SMRs and AMRs

Monday, December 12, 2011

Rethinking the ink: Laser tattoo removal gains popularity

By Emily Wax,
WashPost
Published: December 11

She arrives quietly, coming in from the rain after work. She lies down on her stomach atop a sleek, white reclining chair. She lifts her shirt and tugs down her jeans slightly.

It’s enough to unveil a large pink flower tattoo with fat, webby green leaves, which she’s here to have lasered off her lower back. She wants to become a mother someday, and she doesn’t want her children to see this. The process could take up to 10 sessions, she says. She pauses. Then she starts crying.

“I was only 18. It was a homemade tattoo done at a party,” says Lizeth Pleitez, 30, who quickly dries her eyes. Her voice is shaking. “I wasn’t thinking about what it meant, you know? Little did I know it meant something else — like people calling it a ‘tramp stamp.’ I’m a Pentecostal, and the body is a temple. And I felt really ashamed.”

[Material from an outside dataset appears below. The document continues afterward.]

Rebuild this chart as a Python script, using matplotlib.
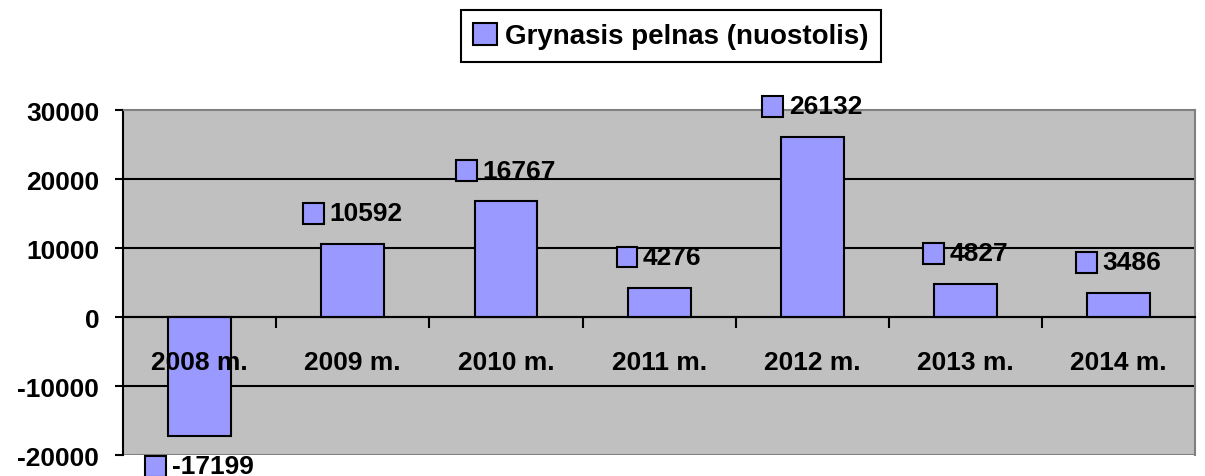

If tattoos are the marks of an era — declarations of love, of loss, of triumph, of youthful exuberance or youthful foolishness — then tattoo removals are about regret, confessions that those landmarks are in the past. They’re about the realization that whatever you believed in with such force that you wanted it eternally branded on your skin is now foreign to you.